Monday, July 23, 2012

No government backstop for banks that do prop trading


Banks that trade for their own accounts should not benefit from the implicit backing of taxpayers, and Wall Street's opposition to new rules curbing such activities is unfounded, a top Federal Reserve official said on Monday.
Federal Reserve Governor Sarah Raskin, a former Maryland financial regulator, said the notion that derivatives markets enhance firms' ability to raise capital was questionable.
"I view proprietary trading as an activity of low or no real economic value that should not be part of any banking model that has an implicit government backstop," Raskin told students at the Graduate School of Banking at Colorado in remarks made available in Washington.
"Much of this so-called liquidity, especially in opaque over-the-counter markets, is potentially illusory and destabilizing, especially during adverse market conditions, which does not benefit the public."

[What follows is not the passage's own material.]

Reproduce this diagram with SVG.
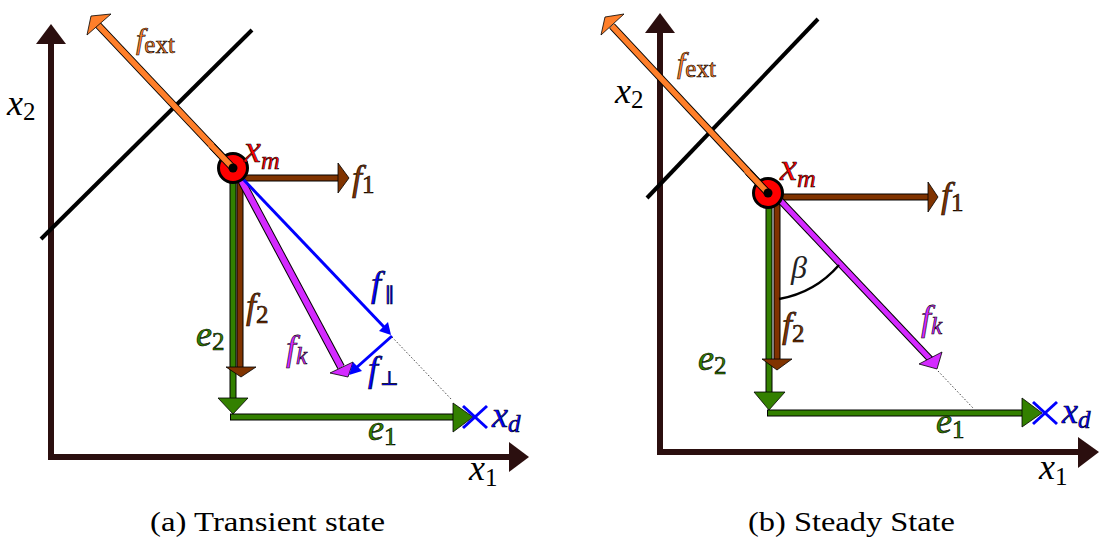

The so-called Volcker Rule, named after former Fed Chairman Paul Volcker, limits the ability of banks to make speculative bets with their own funds. But regulators are expected to craft some exemptions to the measure, which is one component of the broader Dodd-Frank financial reform package.
Raskin, who dissented against a draft of the rule last year, said she did so because the regulatory measures were not sufficiently stringent and left open too many loopholes.
"I was concerned that the (measures) as crafted could be subject to significant abuse - abuse that would be very hard for even the best supervisors to catch," she said.